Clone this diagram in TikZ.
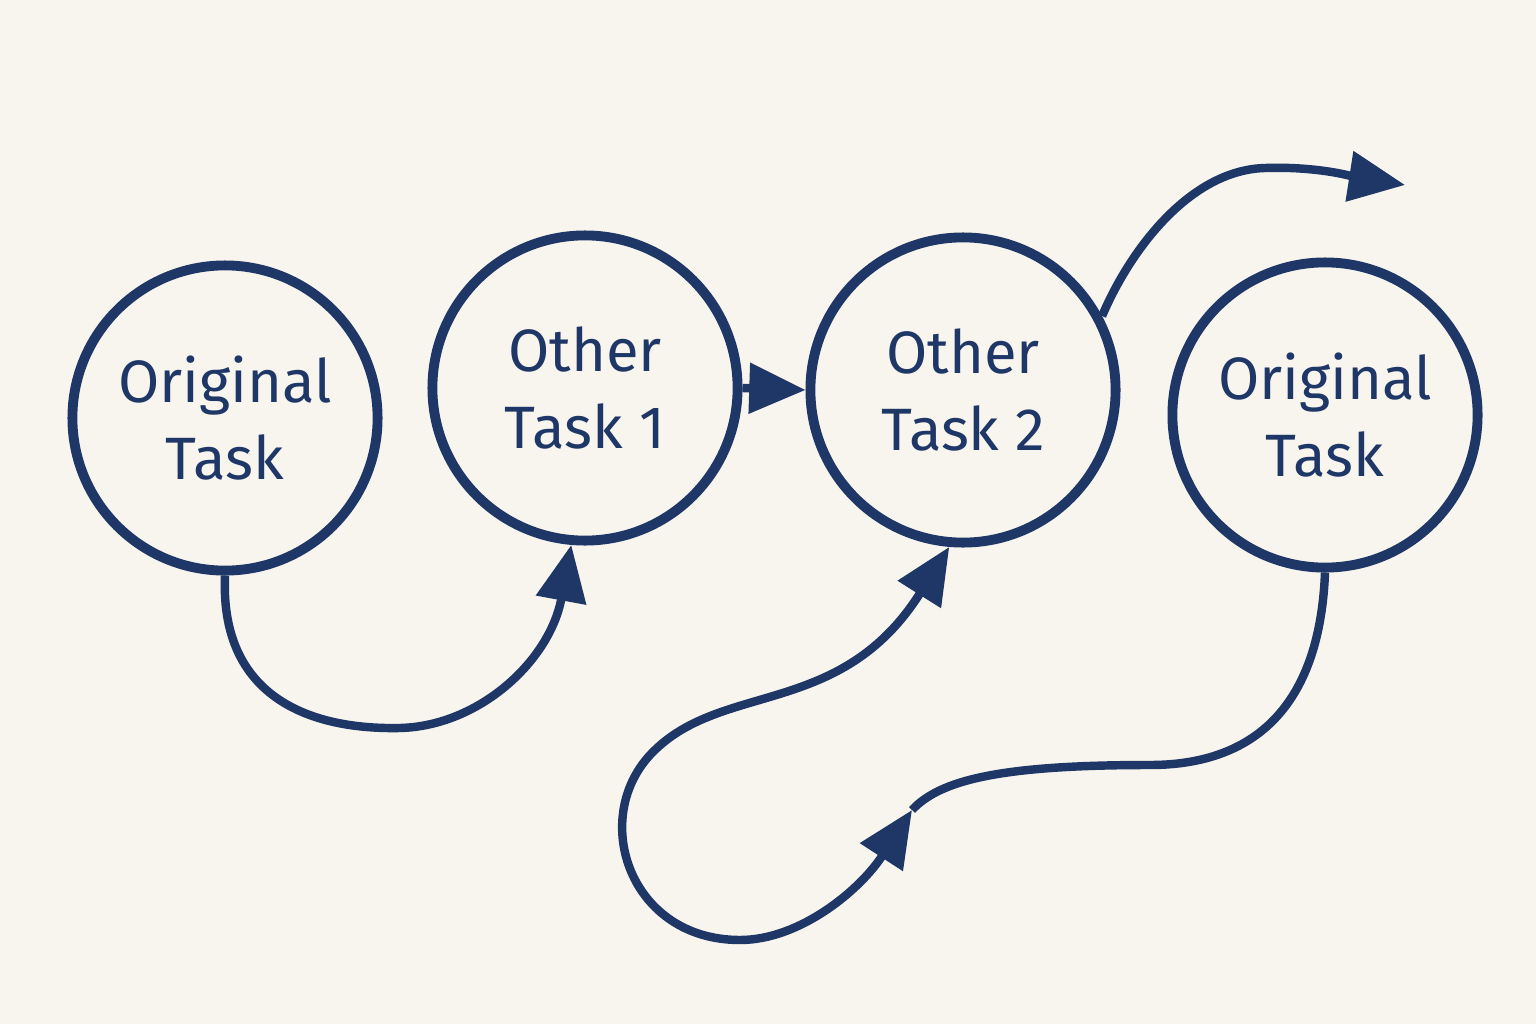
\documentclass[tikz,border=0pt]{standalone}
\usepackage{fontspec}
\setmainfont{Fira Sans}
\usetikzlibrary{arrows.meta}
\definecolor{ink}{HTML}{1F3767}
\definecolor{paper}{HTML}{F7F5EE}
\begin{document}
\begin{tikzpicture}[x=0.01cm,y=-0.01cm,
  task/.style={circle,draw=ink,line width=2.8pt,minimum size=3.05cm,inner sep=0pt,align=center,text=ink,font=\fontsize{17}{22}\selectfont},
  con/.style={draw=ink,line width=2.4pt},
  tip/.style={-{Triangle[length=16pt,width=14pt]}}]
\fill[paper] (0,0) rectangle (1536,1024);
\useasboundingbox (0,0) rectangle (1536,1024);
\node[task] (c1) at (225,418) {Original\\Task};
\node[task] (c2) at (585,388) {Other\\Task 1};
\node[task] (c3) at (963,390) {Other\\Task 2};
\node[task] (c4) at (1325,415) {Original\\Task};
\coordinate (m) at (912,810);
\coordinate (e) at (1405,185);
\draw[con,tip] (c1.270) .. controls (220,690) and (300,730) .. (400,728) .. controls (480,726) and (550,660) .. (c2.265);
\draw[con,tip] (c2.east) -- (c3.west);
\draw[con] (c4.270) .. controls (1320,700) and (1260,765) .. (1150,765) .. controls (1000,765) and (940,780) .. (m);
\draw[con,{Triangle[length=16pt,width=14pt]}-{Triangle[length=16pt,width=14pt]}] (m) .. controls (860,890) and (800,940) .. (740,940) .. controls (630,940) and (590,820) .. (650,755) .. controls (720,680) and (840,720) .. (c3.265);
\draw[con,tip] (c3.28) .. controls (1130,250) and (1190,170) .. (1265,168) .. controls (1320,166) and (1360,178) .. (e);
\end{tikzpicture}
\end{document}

**Required work:** Repeat the data exactly, dropping every picture it holds.

**Output for this exercise:**
Clone this diagram in TikZ.
\documentclass[tikz,border=0pt]{standalone}
\usepackage{fontspec}
\setmainfont{Fira Sans}
\usetikzlibrary{arrows.meta}
\definecolor{ink}{HTML}{1F3767}
\definecolor{paper}{HTML}{F7F5EE}
\begin{document}
\begin{tikzpicture}[x=0.01cm,y=-0.01cm,
  task/.style={circle,draw=ink,line width=2.8pt,minimum size=3.05cm,inner sep=0pt,align=center,text=ink,font=\fontsize{17}{22}\selectfont},
  con/.style={draw=ink,line width=2.4pt},
  tip/.style={-{Triangle[length=16pt,width=14pt]}}]
\fill[paper] (0,0) rectangle (1536,1024);
\useasboundingbox (0,0) rectangle (1536,1024);
\node[task] (c1) at (225,418) {Original\\Task};
\node[task] (c2) at (585,388) {Other\\Task 1};
\node[task] (c3) at (963,390) {Other\\Task 2};
\node[task] (c4) at (1325,415) {Original\\Task};
\coordinate (m) at (912,810);
\coordinate (e) at (1405,185);
\draw[con,tip] (c1.270) .. controls (220,690) and (300,730) .. (400,728) .. controls (480,726) and (550,660) .. (c2.265);
\draw[con,tip] (c2.east) -- (c3.west);
\draw[con] (c4.270) .. controls (1320,700) and (1260,765) .. (1150,765) .. controls (1000,765) and (940,780) .. (m);
\draw[con,{Triangle[length=16pt,width=14pt]}-{Triangle[length=16pt,width=14pt]}] (m) .. controls (860,890) and (800,940) .. (740,940) .. controls (630,940) and (590,820) .. (650,755) .. controls (720,680) and (840,720) .. (c3.265);
\draw[con,tip] (c3.28) .. controls (1130,250) and (1190,170) .. (1265,168) .. controls (1320,166) and (1360,178) .. (e);
\end{tikzpicture}
\end{document}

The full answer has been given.